Man dies after self-medicating with chloroquine phosphate to treat coronavirus
By Tamar Lapin

A man died after ingesting an additive used to clean fish tanks — which included a pharmaceutical drug touted by President Trump and others as a potential coronavirus cure.

Within 30 minutes of taking chloroquine phosphate, the man in his 60s experienced “immediate effects” and had to be admitted to a nearby Banner Health hospital, the medical system in Arizona said in a press release Monday.

His wife, also in her 60s, is in critical condition after taking the additive, which is used in aquariums to kill some organisms, like algae, that may harm fish.
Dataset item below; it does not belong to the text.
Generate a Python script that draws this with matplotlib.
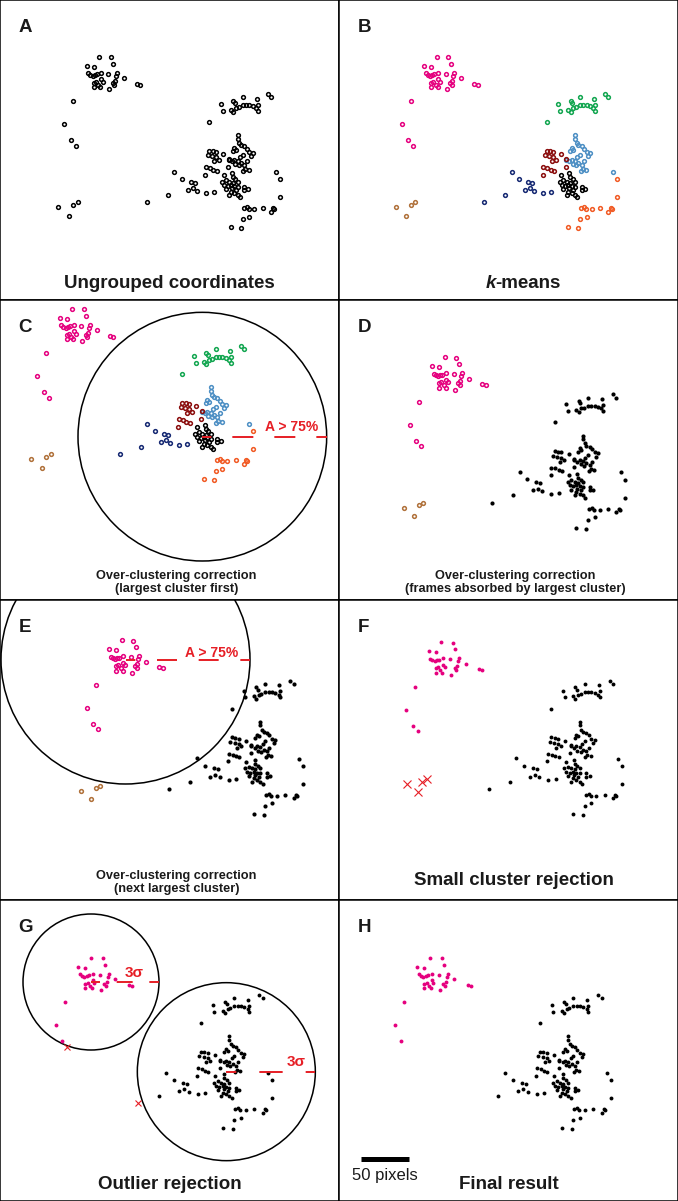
import matplotlib.pyplot as plt
import numpy as np
from matplotlib.patches import Circle

plt.rcParams['font.family'] = ['Liberation Sans', 'DejaVu Sans']
plt.rcParams['lines.scale_dashes'] = False

# frame coordinates of the tracked positions (image units, y pointing down)
pink_x = [293, 328, 335, 255, 276, 260, 266, 273, 280, 286, 298, 320, 346, 343, 366, 298,
          303, 283, 276, 290, 276, 296, 323, 333, 340, 338, 406, 416, 215, 188, 207, 222]
pink_y = [170, 172, 192, 197, 200, 220, 225, 228, 225, 223, 218, 222, 218, 228, 235, 238,
          245, 245, 248, 255, 262, 262, 268, 248, 242, 255, 252, 254, 304, 373, 421, 437]
green_x = [623, 658, 663, 695, 700, 723, 688, 695, 703, 711, 723, 733, 743, 753, 763, 768,
           765, 768, 798, 808]
green_y = [366, 312, 332, 302, 309, 292, 329, 336, 324, 322, 316, 316, 316, 319, 324, 314,
           296, 332, 282, 292]
lblue_x = [708, 708, 713, 718, 728, 735, 743, 753, 748, 698, 703, 693, 681, 691, 698, 708,
           701, 711, 718, 728, 735, 731, 741, 725, 823, 723, 715]
lblue_y = [406, 416, 429, 436, 439, 446, 456, 459, 469, 444, 449, 454, 479, 484, 479, 482,
           492, 496, 489, 494, 484, 506, 509, 512, 516, 464, 472]
dred_x = [623, 633, 643, 618, 631, 643, 651, 638, 665, 681, 613, 625, 635, 645, 611, 680]
dred_y = [452, 454, 456, 466, 469, 472, 479, 484, 462, 476, 502, 504, 509, 512, 524, 500]
navy_x = [518, 541, 568, 580, 558, 573, 586, 498, 613, 636, 435]
navy_y = [515, 537, 545, 548, 570, 565, 572, 585, 580, 577, 607]
black_x = [666, 691, 693, 673, 683, 693, 701, 708, 668, 678, 688, 698, 708, 673, 688, 698,
           708, 715, 728, 738, 728, 691, 703, 683, 662]
black_y = [525, 520, 532, 540, 545, 548, 538, 545, 555, 558, 555, 558, 560, 568, 575, 580,
           585, 592, 560, 568, 570, 565, 570, 585, 545]
orange_x = [726, 741, 758, 783, 808, 818, 835, 835, 723, 743, 688, 718, 815, 735]
orange_y = [625, 628, 628, 625, 635, 628, 538, 592, 658, 650, 682, 685, 625, 622]
brown_x = [170, 202, 215, 228]
brown_y = [622, 647, 615, 607]

pink_outlier = 31   # index in pink
navy_outlier = 10   # index in navy (part of the large cluster)

PINK = '#e5007e'
GREEN = '#12a650'
LBLUE = '#4d8fc4'
DRED = '#8b0d0d'
NAVY = '#152872'
ORANGE = '#f15a24'
BROWN = '#b0713a'
RED = '#e61e25'

kmeans = [(pink_x, pink_y, PINK), (green_x, green_y, GREEN), (lblue_x, lblue_y, LBLUE),
          (dred_x, dred_y, DRED), (navy_x, navy_y, NAVY), (black_x, black_y, 'black'),
          (orange_x, orange_y, ORANGE), (brown_x, brown_y, BROWN)]

main_x = green_x + lblue_x + dred_x + navy_x + black_x + orange_x
main_y = green_y + lblue_y + dred_y + navy_y + black_y + orange_y
main_outlier = len(green_x) + len(lblue_x) + len(dred_x) + navy_outlier

W, H = 678, 1201
fig = plt.figure(figsize=(W / 100, H / 100), dpi=100)


def panel(col, row):
    h = 301 if row == 3 else 300
    ax = fig.add_axes([col * 339 / W, 1 - (300 * row + h) / H, 339 / W, h / H])
    ax.set_xlim(0, 1017)
    ax.set_ylim(3 * h, 0)
    ax.set_xticks([])
    ax.set_yticks([])
    for s in ax.spines.values():
        s.set_linewidth(1.1)
    return ax


def ring(ax, x, y, c, off):
    ax.plot(np.add(x, off[0]), np.add(y, off[1]), 'o', ls='none', mfc='none', mec=c,
            ms=2.7, mew=1.1)


def dot(ax, x, y, c, off, ms=3.0):
    ax.plot(np.add(x, off[0]), np.add(y, off[1]), 'o', ls='none', mfc=c, mec='none', ms=ms)


def cross(ax, x, y, off, ms=4.5):
    ax.plot(np.add(x, off[0]), np.add(y, off[1]), 'x', ls='none', mec=RED, ms=ms, mew=0.8)


def drop(v, i):
    return [a for k, a in enumerate(v) if k != i]


def radius(ax, cx, cy, r, on, gap, first_end):
    k = 0.24  # frame units -> points
    ax.add_patch(Circle((cx, cy), r, fill=False, ec='black', lw=1.1))
    ax.plot([cx, cx + r], [cy, cy], color=RED, lw=1.4, solid_capstyle='butt',
            dash_capstyle='butt', linestyle=((on - first_end) * k, (on * k, gap * k)), zorder=5)


def letter(ax, s):
    ax.text(55, 97, s, fontsize=13.5, fontweight='bold', va='baseline', color='#1a1a1a')


def title(ax, s, x=508, y=865):
    ax.text(x, y, s, fontsize=13.5, fontweight='bold', ha='center', va='baseline',
            color='#1a1a1a')


def subtitle(ax, l1, l2):
    ax.text(530, 838, l1, fontsize=9.2, fontweight='bold', ha='center', va='baseline',
            color='#1a1a1a')
    ax.text(530, 877, l2, fontsize=9.2, fontweight='bold', ha='center', va='baseline',
            color='#1a1a1a')


def redlabel(ax, x, y, s, size=10):
    ax.text(x, y, s, fontsize=size, fontweight='bold', ha='center', va='baseline', color=RED)


# A
ax = panel(0, 0)
for x, y, c in kmeans:
    ring(ax, x, y, 'black', (5, 0))
letter(ax, 'A')
title(ax, 'Ungrouped coordinates')

# B
ax = panel(1, 0)
for x, y, c in kmeans:
    ring(ax, x, y, c, (0, 0))
letter(ax, 'B')
ax.text(470, 865, 'k', fontsize=13.5, fontweight='bold', style='italic', ha='right',
        va='baseline', color='#1a1a1a')
ax.text(470, 865, '-means', fontsize=13.5, fontweight='bold', ha='left', va='baseline',
        color='#1a1a1a')

# C
ax = panel(0, 1)
for x, y, c in kmeans:
    ring(ax, x, y, c, (-76, -144))
radius(ax, 607, 410, 373, 63, 63, 28)
redlabel(ax, 875, 393, 'A > 75%')
letter(ax, 'C')
subtitle(ax, 'Over-clustering correction', '(largest cluster first)')

# D
ax = panel(1, 1)
ring(ax, pink_x, pink_y, PINK, (24, 1))
ring(ax, brown_x, brown_y, BROWN, (24, 1))
dot(ax, main_x, main_y, 'black', (24, 1))
letter(ax, 'D')
subtitle(ax, 'Over-clustering correction', '(frames absorbed by largest cluster)')

# E
ax = panel(0, 2)
ring(ax, pink_x, pink_y, PINK, (72, -50))
ring(ax, brown_x, brown_y, BROWN, (72, -50))
dot(ax, main_x, main_y, 'black', (73, -40))
radius(ax, 376.5, 178.5, 373.5, 60, 65, 28)
redlabel(ax, 636, 170, 'A > 75%')
letter(ax, 'E')
subtitle(ax, 'Over-clustering correction', '(next largest cluster)')

# F
ax = panel(1, 2)
dot(ax, pink_x, pink_y, PINK, (14, -44), ms=2.8)
dot(ax, main_x, main_y, 'black', (14, -40), ms=2.8)
cross(ax, brown_x, brown_y, (35, -70), ms=5.5)
letter(ax, 'F')
title(ax, 'Small cluster rejection', x=526, y=856)

# G
ax = panel(0, 3)
dot(ax, drop(pink_x, pink_outlier), drop(pink_y, pink_outlier), PINK, (-20, 3), ms=2.8)
dot(ax, drop(main_x, main_outlier), drop(main_y, main_outlier), 'black', (-20, 3), ms=2.8)
cross(ax, [pink_x[pink_outlier], main_x[main_outlier]],
      [pink_y[pink_outlier], main_y[main_outlier]], (-20, 3))
radius(ax, 273, 246, 204, 48, 50, 27)
radius(ax, 679, 515, 267, 70, 69, 31)
redlabel(ax, 402, 230, '3σ', size=11)
redlabel(ax, 888, 498, '3σ', size=11)
letter(ax, 'G')
title(ax, 'Outlier rejection', x=509, y=866)

# H
ax = panel(1, 3)
dot(ax, drop(pink_x, pink_outlier), drop(pink_y, pink_outlier), PINK, (-20, 3), ms=2.8)
dot(ax, drop(main_x, main_outlier), drop(main_y, main_outlier), 'black', (-20, 3), ms=2.8)
bar_len = 145  # 50 image pixels
ax.plot([65, 65 + bar_len], [777, 777], color='black', lw=3.6, solid_capstyle='butt')
ax.text(65 + bar_len / 2, 840, '50 pixels', fontsize=12, ha='center', va='baseline',
        color='#1a1a1a')
letter(ax, 'H')
title(ax, 'Final result', x=510, y=867)

fig.savefig('out.png', dpi=100)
The man’s wife told NBC News she’d watched press briefings where Trump talked about the potential benefits of chloroquine — and she recalled the name from the treatment she used on her koi fish.
Welp...
“I saw it sitting on the back shelf and thought, ‘Hey, isn’t that the stuff they’re talking about on TV?,'” she told the outlet on the condition of anonymity.

The couple mixed a small amount of their fish treatment with a liquid and drank it as a way to prevent the coronavirus, she said.

“We were afraid of getting sick.”

Within 20 minutes, both became ill, at first feeling “dizzy and hot.”

Then “I started vomiting,” the woman told the outlet. “My husband started developing respiratory problems and wanted to hold my hand.”

Her husband died shortly after arriving at the hospital.

The cleaning agent ingested by the couple has the same active ingredient as the anti-malaria medicine chloroquine but is formulated differently.

Prices of the product on eBay skyrocketed after some studies foundthat the pharmaceutical version, the anti-malaria drug chloroquine, and a derivative called hydroxychloroquine, were effective in killing the virus in laboratory experiments.

Trump said last week the drug would soon begin to be distributed to treat some coronavirus patients. FDA Commissioner Stephen Hahn clarified that the drug would be made available as part of a clinical trial.

Officials warned people not to take the drugs to treat coronavirus symptoms unless it has been specifically prescribed by their doctor.

“The last thing that we want right now is to inundate our emergency departments with patients who believe they found a vague and risky solution that could potentially jeopardize their health,” said Dr. Daniel Brooks, medical director of the Banner Poison and Drug Information Center.

Chloroquine is especially not recommended for use by non-hospitalized patients.

“We are strongly urging the medical community to not prescribe this medication to any non-hospitalized patients,” Brooks said.